Monday, March 17, 2008

Scholarship makes church impossible

"Even though it deeply damages the missionary credibility of the church, all the important themes of faith and of Christian ethics are watered down until two mutually opposed things are held to be true at once. Jesus was the preexistent son of God, was born of the virgin Mary and claimed to be the Messiah, and yet he certainly was not. He went to the cross on a mission from God for the sins of the many, and yet his own understanding of his death remains historically in the dark. Jesus rose from the dead on the third day and was exalted to the right hand of God, and yet the entire Easter tradition is only a projection of Christian faith. Christ is the Lord, Savior and Judge, whose message and ministry are necessary for the salvation of Jews and Gentiles, and yet there are considerable concessions to me bade today regarding the sole claims of Christ, while the contemporary missionary witness to Christ among Jews and Gentiles must be conceived entirely differently from how it was in NT times.
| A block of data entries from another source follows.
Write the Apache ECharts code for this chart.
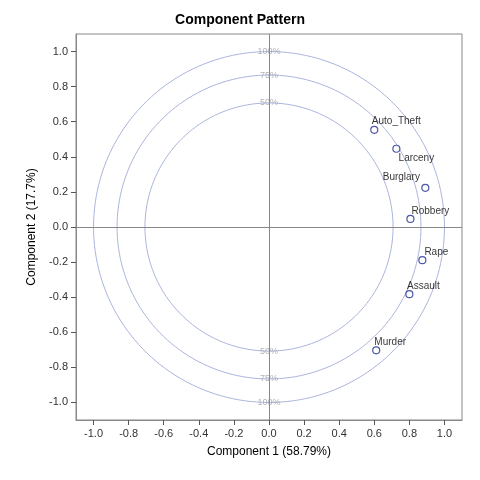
<!DOCTYPE html>
<html><head><meta charset="utf-8">
<script src="https://cdn.jsdelivr.net/npm/echarts@6/dist/echarts.min.js"></script>
<style>html,body{margin:0;padding:0;background:#fff}#c{width:480px;height:480px}</style>
</head><body><div id="c"></div>
<script>
const names=['Auto_Theft','Larceny','Burglary','Robbery','Rape','Assault','Murder'];
const comp1=[0.60,0.726,0.891,0.806,0.874,0.80,0.611];
const comp2=[0.554,0.446,0.223,0.046,-0.189,-0.383,-0.703];
const labelPos=['top','bottom','top','top','top','top','top'];
const labelOff=[[22,3],[20,-2],[-24,0],[20,3],[14,3],[14,3],[14,3]];
const ticks=[-1.0,-0.8,-0.6,-0.4,-0.2,0.0,0.2,0.4,0.6,0.8,1.0];
const circlePct=[1.0,0.75,0.5];
const circleLabels=['100%','75%','50%'];

function circ(r){const a=[];for(let i=0;i<=180;i++){const t=i/180*2*Math.PI;a.push([r*Math.cos(t),r*Math.sin(t)]);}return a;}
const series=[];
circlePct.forEach((p,i)=>{
  const r=Math.sqrt(p);
  series.push({type:'line',data:circ(r),showSymbol:false,silent:true,lineStyle:{color:'#aab4dc',width:1},z:1});
  series.push({type:'scatter',symbolSize:0,silent:true,data:[[0,r],[0,-r]],
    label:{show:true,formatter:circleLabels[i],position:'inside',color:'#a0a0a8',fontSize:9,fontFamily:'Arial'}});
});
series.push({type:'scatter',z:5,symbol:'circle',symbolSize:7,
  itemStyle:{color:'#fff',borderColor:'#1f2d8c',borderWidth:1.2},
  data:names.map((n,i)=>({value:[comp1[i],comp2[i]],name:n,
    label:{show:true,formatter:n,position:labelPos[i],distance:2,color:'#000',fontSize:10,fontFamily:'Arial',
      offset:labelOff[i]}}))});
series.push({type:'line',data:[],markLine:{silent:true,symbol:'none',label:{show:false},lineStyle:{color:'#888',type:'solid',width:1},data:[{xAxis:0},{yAxis:0}]}});

const axisCommon={type:'value',min:-1.1,max:1.1,
  axisLine:{show:true,onZero:false,lineStyle:{color:'#888'}},
  axisTick:{show:true,customValues:ticks,lineStyle:{color:'#555'}},
  splitLine:{show:false},
  axisLabel:{color:'#333',fontSize:11,fontFamily:'Arial',customValues:ticks,formatter:v=>v.toFixed(1)},
  nameLocation:'middle',nameTextStyle:{color:'#000',fontSize:12,fontFamily:'Arial'}};
const chart=echarts.init(document.getElementById('c'));
chart.setOption({animation:false,
  title:{text:'Component Pattern',left:'center',top:8,textStyle:{fontSize:14,fontWeight:'bold',fontFamily:'Arial',color:'#000'}},
  grid:{left:76,right:18,top:34,bottom:60,show:true,borderColor:'#888',borderWidth:1},
  xAxis:Object.assign({},axisCommon,{name:'Component 1 (58.79%)',nameGap:26}),
  yAxis:Object.assign({},axisCommon,{name:'Component 2 (17.7%)',nameGap:38}),
  series});
</script></body></html>
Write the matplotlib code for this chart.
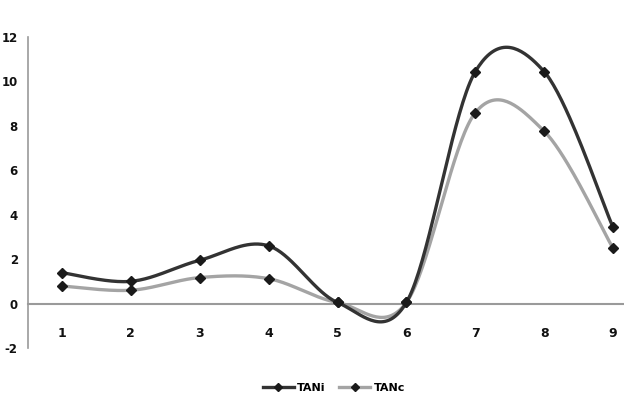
import numpy as np
import matplotlib
matplotlib.use("Agg")
import matplotlib.pyplot as plt
from matplotlib.lines import Line2D

categories = [1, 2, 3, 4, 5, 6, 7, 8, 9]
tani = [1.39, 1.00, 1.95, 2.60, 0.05, 0.05, 10.44, 10.44, 3.43]
tanc = [0.79, 0.60, 1.17, 1.12, 0.05, 0.05, 8.59, 7.76, 2.49]
y_ticks = [-2, 0, 2, 4, 6, 8, 10, 12]


def smooth(xs, ys, n=40):
    # Catmull-Rom style smoothing (like Excel smoothed lines)
    xs = np.asarray(xs, float)
    ys = np.asarray(ys, float)
    px = np.concatenate([[xs[0]], xs, [xs[-1]]])
    py = np.concatenate([[ys[0]], ys, [ys[-1]]])
    outx, outy = [], []
    for i in range(1, len(px) - 2):
        p0, p1, p2, p3 = py[i - 1], py[i], py[i + 1], py[i + 2]
        x0, x1, x2, x3 = px[i - 1], px[i], px[i + 1], px[i + 2]
        c1y = p1 + (p2 - p0) / 6
        c2y = p2 - (p3 - p1) / 6
        c1x = x1 + (x2 - x0) / 6
        c2x = x2 - (x3 - x1) / 6
        t = np.linspace(0, 1, n)
        b0 = (1 - t) ** 3
        b1 = 3 * (1 - t) ** 2 * t
        b2 = 3 * (1 - t) * t ** 2
        b3 = t ** 3
        outx.append(b0 * x1 + b1 * c1x + b2 * c2x + b3 * x2)
        outy.append(b0 * p1 + b1 * c1y + b2 * c2y + b3 * p2)
    return np.concatenate(outx), np.concatenate(outy)


fig = plt.figure(figsize=(6.24, 4.0), dpi=100)
ax = fig.add_axes([27.5 / 624, 52 / 400, 620 / 624, 311 / 400])

dark = "#333333"
light = "#a4a4a4"
mk = "#1a1a1a"

sx, sy = smooth(categories, tanc)
ax.plot(sx, sy, color=light, lw=2.4, solid_capstyle="round", zorder=2)
sx, sy = smooth(categories, tani)
ax.plot(sx, sy, color=dark, lw=2.4, solid_capstyle="round", zorder=3)
ax.plot(categories, tanc, ls="none", marker="D", ms=5, color=mk, zorder=4)
ax.plot(categories, tani, ls="none", marker="D", ms=5, color=mk, zorder=5)

ax.set_xlim(0.5, 9.5)
ax.set_ylim(-2, 12)
ax.set_yticks(y_ticks)
ax.set_yticklabels([str(v) for v in y_ticks])
ax.set_xticks(categories)
ax.set_xticklabels([str(c) for c in categories])

for s in ["top", "right"]:
    ax.spines[s].set_visible(False)
ax.spines["left"].set_color("#9a9a9a")
ax.spines["left"].set_linewidth(1.2)
ax.spines["bottom"].set_position(("data", 0))
ax.spines["bottom"].set_color("#9a9a9a")
ax.spines["bottom"].set_linewidth(1.5)

ax.tick_params(axis="y", length=0, pad=7, labelsize=8.5, labelcolor="#111111")
ax.tick_params(axis="x", length=0, pad=17, labelsize=9, labelcolor="#111111")
for lab in ax.get_xticklabels() + ax.get_yticklabels():
    lab.set_fontweight("bold")

handles = [
    Line2D([], [], color=dark, lw=2.4, marker="D", ms=4, markerfacecolor=mk, markeredgecolor=mk),
    Line2D([], [], color=light, lw=2.4, marker="D", ms=4, markerfacecolor=mk, markeredgecolor=mk),
]
fig.legend(handles, ["TANi", "TANc"], loc="center", bbox_to_anchor=(0.535, 0.03),
           ncol=2, frameon=False, handlelength=2.8, columnspacing=1.2,
           handletextpad=0.3, prop={"weight": "bold", "size": 8})

fig.savefig("out.png", dpi=100)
Christ is coming to judge the living and the dead, and yet he will no longer come after two thousand years of church history, and Christianity can do without the whole notion of a final judgment. Jesus and the apostles called the church to sanctification, and their commands are to be obeyed, and yet the ethical standards laid down in the NT are hardly specifically Christian and are so antiquated that today's church must learn to exercise tolerance toward all possible lifestyles and behaviors of Christians and non-Christians alike. Finally...the Holy Scripture is the only rule and guiding principle for faith, doctrine and the life of the church, and yet it is about time to free ourselves from this outmoded and authoritarian Scripture principle." (P. Stuhlmacher, "My Experience with Biblical Theology" in Biblical Theology: Retrospect and Prospect. ed. S. J. Hafemann [InterVarsity Press, 2002], 190-191.)

I remember J. P Moreland writing that Christians should not be expected to leave their brains at the door. Well, this kind of contradictory juggling act that students are expected to carry out in varying degrees makes going to church an impossibility--no matter where one decides to leave their brains! The more one accepts the philosophical judgments that tend to accompany critical scholarship the more impossible church appears to become. Critical scholarship prompts one to reconsider the philosophical baggage that usually goes with inerrancy and has the potential to alter one's sense of church in an uncannily profound way.